_Set problem:_
Check each line of the listing for the string "matplotlib", count the lines that have it, and answer with that number only.

_Information shown:_

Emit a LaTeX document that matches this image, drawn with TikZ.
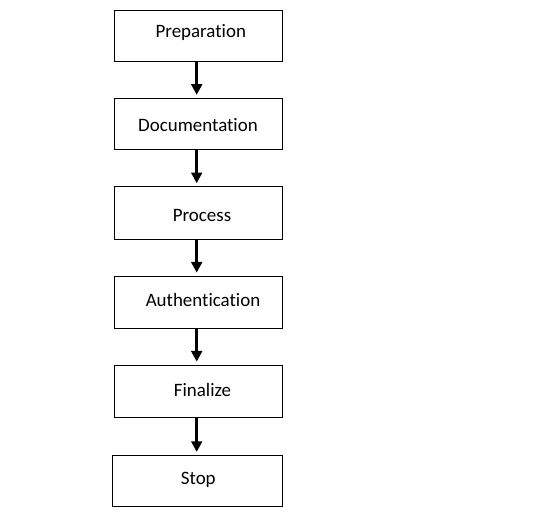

* * *

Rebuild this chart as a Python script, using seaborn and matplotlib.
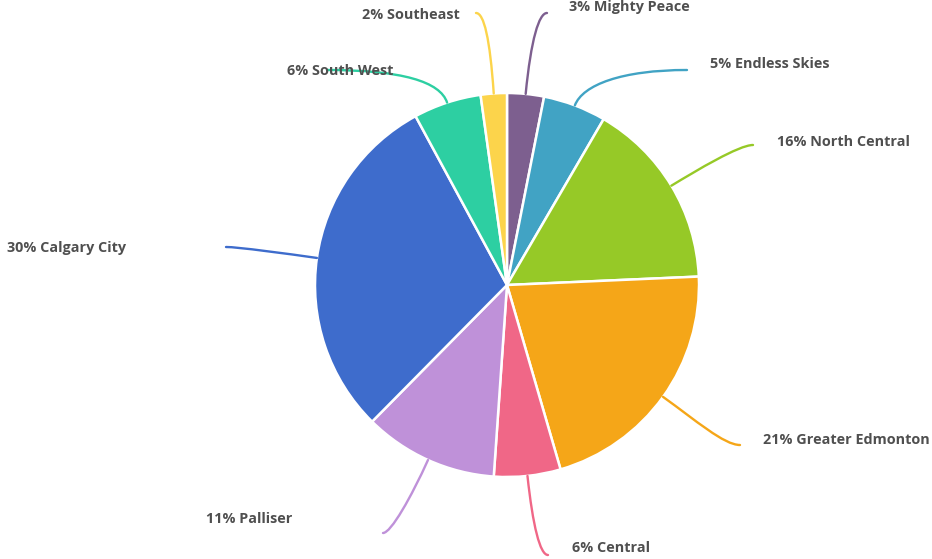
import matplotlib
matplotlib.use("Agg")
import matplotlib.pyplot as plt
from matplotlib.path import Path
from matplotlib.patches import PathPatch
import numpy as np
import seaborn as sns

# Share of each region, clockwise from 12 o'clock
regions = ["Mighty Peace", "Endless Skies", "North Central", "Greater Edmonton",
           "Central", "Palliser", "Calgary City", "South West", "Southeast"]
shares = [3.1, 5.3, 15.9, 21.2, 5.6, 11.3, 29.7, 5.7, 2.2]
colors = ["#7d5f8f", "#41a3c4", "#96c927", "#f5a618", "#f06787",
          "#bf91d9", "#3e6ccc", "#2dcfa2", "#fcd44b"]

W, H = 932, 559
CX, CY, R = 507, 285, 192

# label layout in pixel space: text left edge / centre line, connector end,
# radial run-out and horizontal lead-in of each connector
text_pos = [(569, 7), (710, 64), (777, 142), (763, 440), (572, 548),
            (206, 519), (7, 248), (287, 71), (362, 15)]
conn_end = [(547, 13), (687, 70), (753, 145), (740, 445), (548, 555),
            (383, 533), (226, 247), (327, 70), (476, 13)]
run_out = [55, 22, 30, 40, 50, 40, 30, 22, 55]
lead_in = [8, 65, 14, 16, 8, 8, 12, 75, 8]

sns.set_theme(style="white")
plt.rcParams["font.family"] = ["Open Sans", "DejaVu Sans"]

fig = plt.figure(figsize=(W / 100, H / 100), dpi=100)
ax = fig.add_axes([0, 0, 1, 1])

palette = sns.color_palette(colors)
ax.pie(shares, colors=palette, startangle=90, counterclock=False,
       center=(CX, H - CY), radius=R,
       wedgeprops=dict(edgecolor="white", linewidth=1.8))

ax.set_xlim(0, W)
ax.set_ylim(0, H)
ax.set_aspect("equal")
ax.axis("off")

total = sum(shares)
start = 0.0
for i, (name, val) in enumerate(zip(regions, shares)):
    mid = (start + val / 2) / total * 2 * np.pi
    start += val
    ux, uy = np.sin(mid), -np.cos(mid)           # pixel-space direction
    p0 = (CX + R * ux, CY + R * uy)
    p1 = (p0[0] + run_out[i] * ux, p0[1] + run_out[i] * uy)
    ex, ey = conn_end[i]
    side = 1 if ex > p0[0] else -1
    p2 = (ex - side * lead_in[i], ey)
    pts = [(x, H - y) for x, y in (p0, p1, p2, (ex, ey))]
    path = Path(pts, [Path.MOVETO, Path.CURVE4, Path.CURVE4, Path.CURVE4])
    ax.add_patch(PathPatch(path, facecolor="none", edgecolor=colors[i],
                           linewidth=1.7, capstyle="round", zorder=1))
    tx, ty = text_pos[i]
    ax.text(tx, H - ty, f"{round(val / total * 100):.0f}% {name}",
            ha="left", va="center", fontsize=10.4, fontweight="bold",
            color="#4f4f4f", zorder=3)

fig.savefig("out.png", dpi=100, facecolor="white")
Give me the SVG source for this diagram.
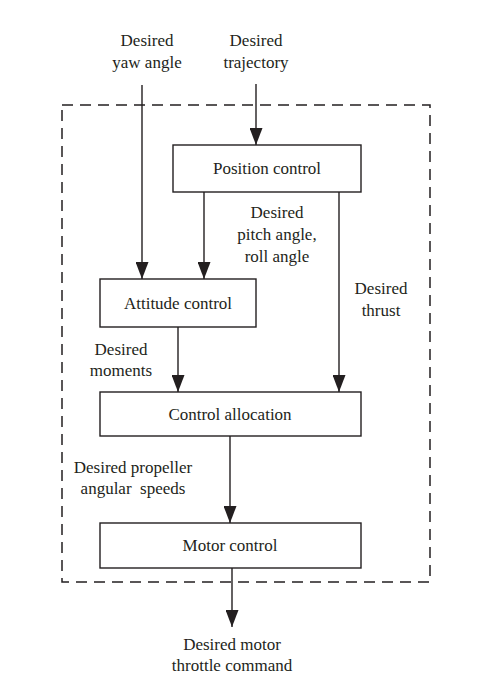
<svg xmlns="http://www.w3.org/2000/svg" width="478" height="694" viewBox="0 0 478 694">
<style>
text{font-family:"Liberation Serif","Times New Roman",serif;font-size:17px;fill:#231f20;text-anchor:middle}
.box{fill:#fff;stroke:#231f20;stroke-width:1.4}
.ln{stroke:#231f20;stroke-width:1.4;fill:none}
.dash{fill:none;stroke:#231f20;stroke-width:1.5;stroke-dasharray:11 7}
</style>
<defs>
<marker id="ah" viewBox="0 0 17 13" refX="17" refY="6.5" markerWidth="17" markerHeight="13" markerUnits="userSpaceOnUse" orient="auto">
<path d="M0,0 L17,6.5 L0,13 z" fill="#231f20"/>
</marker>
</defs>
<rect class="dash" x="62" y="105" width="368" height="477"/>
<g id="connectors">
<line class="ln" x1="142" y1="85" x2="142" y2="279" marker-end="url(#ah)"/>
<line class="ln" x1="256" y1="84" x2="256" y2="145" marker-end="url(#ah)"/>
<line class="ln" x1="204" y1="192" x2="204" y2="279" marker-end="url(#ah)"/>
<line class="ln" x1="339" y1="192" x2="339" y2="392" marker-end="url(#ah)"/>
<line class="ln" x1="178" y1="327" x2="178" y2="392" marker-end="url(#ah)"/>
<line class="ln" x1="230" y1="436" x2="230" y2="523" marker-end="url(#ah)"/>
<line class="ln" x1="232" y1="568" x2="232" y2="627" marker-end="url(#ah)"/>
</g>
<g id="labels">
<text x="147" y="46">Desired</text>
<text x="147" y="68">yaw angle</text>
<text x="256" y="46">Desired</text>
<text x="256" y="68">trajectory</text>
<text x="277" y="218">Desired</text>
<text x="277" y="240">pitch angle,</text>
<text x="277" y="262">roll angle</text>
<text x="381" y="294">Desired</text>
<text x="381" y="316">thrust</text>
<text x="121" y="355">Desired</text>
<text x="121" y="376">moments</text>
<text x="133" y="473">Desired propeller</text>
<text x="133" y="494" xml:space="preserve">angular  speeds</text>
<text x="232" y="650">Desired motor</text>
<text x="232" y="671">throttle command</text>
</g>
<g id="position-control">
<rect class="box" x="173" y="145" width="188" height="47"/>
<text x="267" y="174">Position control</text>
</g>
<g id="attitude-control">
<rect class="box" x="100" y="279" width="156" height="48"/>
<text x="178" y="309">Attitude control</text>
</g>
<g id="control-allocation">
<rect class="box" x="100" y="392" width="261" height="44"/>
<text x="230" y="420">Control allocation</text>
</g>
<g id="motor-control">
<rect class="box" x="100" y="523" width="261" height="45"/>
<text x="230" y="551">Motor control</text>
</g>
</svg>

_Written solution:_
6